We also took a look at the distribution of the turbulent kinetic energy around the submarine when we considered some other turbulence models. In short, we ran a lot of simulations!

Depending on who you are, you’ll either find the next sets of results much more interesting or infinitely more boring. As much as the above video does look cool, the following graphs show us exactly what is happening with the drag coefficient! If you’re in the latter camp, I’m hoping I might be able to sway you slightly.
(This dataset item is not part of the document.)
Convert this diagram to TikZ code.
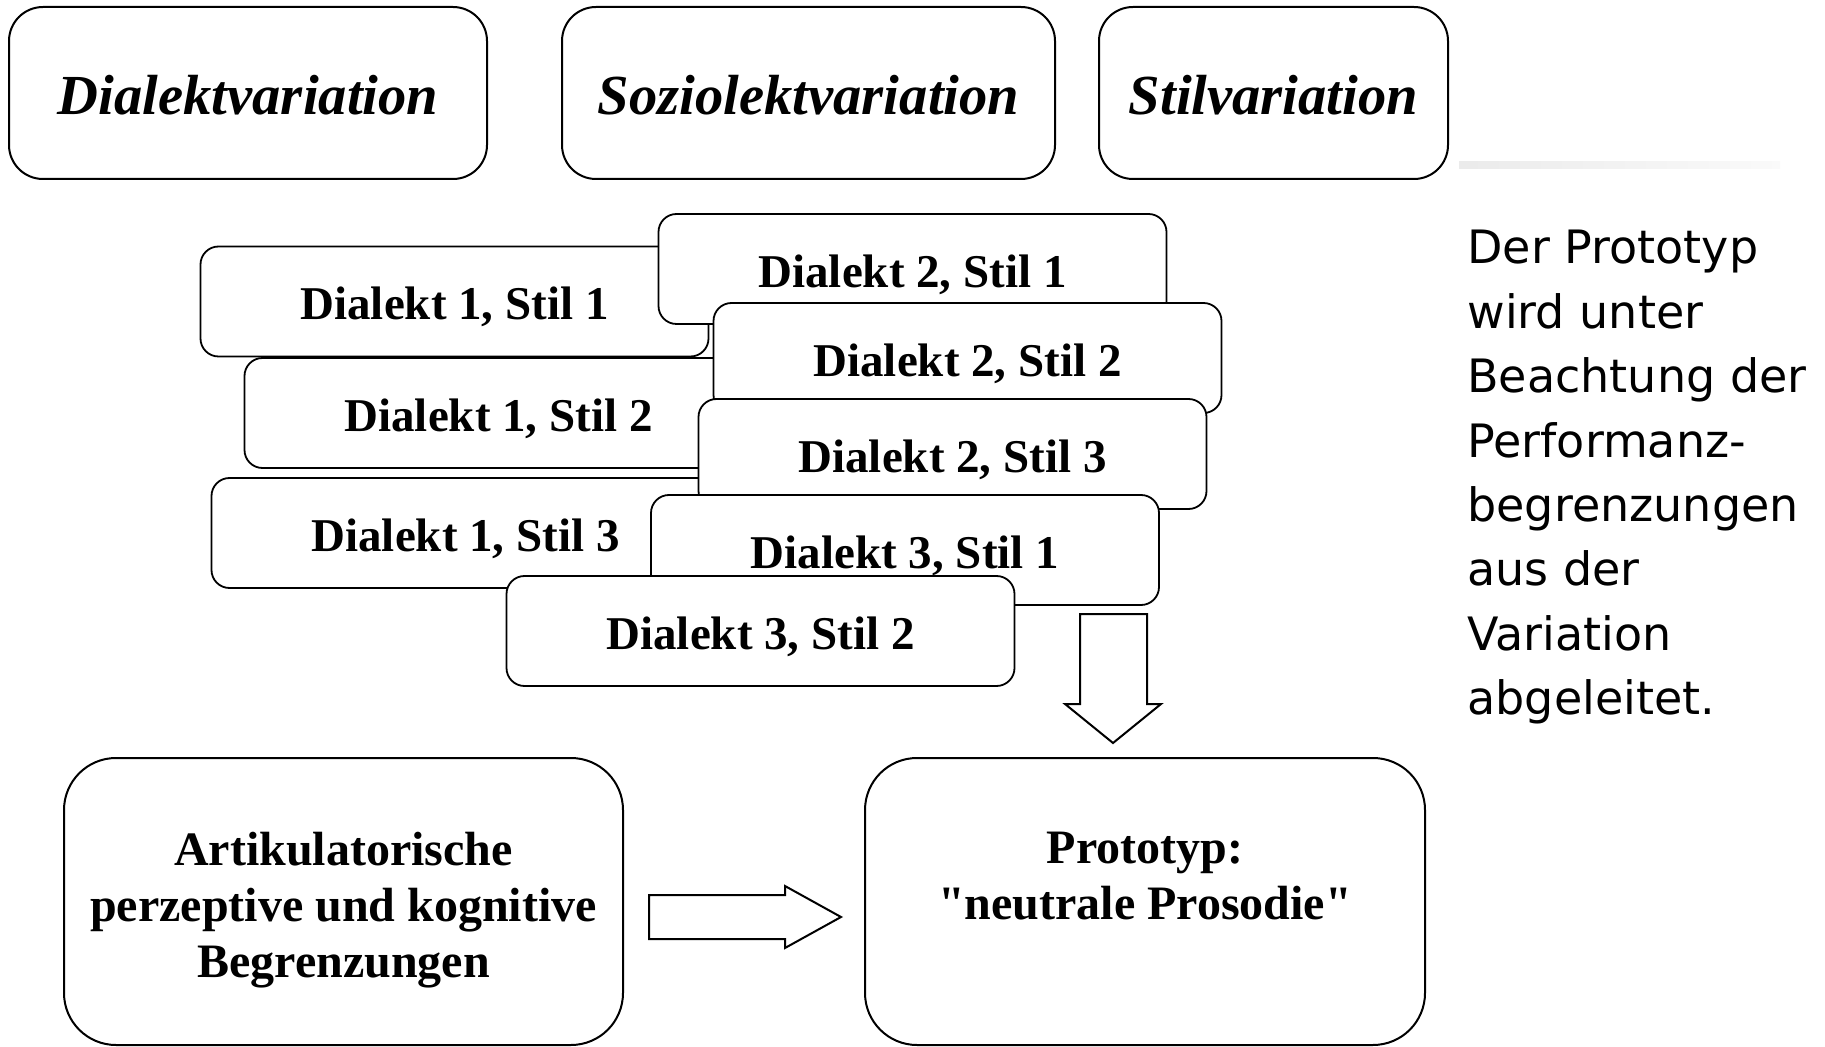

We were very pleased to see the behaviour that we expected for the different configurations of the submarine, as well as the change with drift angle. As expected, the submarine configuration with all parts attached (configuration 2) had the highest drag coefficient by far for all drift angles, the configuration just containing the hull (configuration 3) had the lowest drag coefficient for all drift angles, and the rest were somewhere inbetween. This did end up showing us something interesting, where for lower drift angles (less than ~6 degrees), configuration 6 has a higher drag coefficient than configuration 5. However, this relation swaps around at angles higher than this.

Somewhat unsurprisingly, we found that the only turbulence model to significantly differ from the rest was the k-epsilon model. Although only two lines are visible in the above graph, the red, yellow, and green lines are all underneath the orange line. In fact, the results used to plot the overlapping lines were all identical until 8 degrees, and even here only SST began to differ very slowly. We believe that the reason the k-epsilon model gave such different results is the way it handles no-slip walls (walls where fluid against it will feel frictional force). In our model, the entire submarine is modelled as a no-slip wall. Thus, since k-epsilon is not accurate for no-slip walls, it gave a vastly different result for every angle. Although, it can still be seen that the shape of the curve as the drift angle increases is very similar for all models.

So there it is! My online internship with PRACE has come to an end. I have loved learning all about CFD and HPC, alongside meeting a bunch of great new people! I sincerely hope you’ve enjoyed reading my posts along the way, and maybe sparked an interest in CFD. Any questions, let me know in the comments below. Thanks for reading!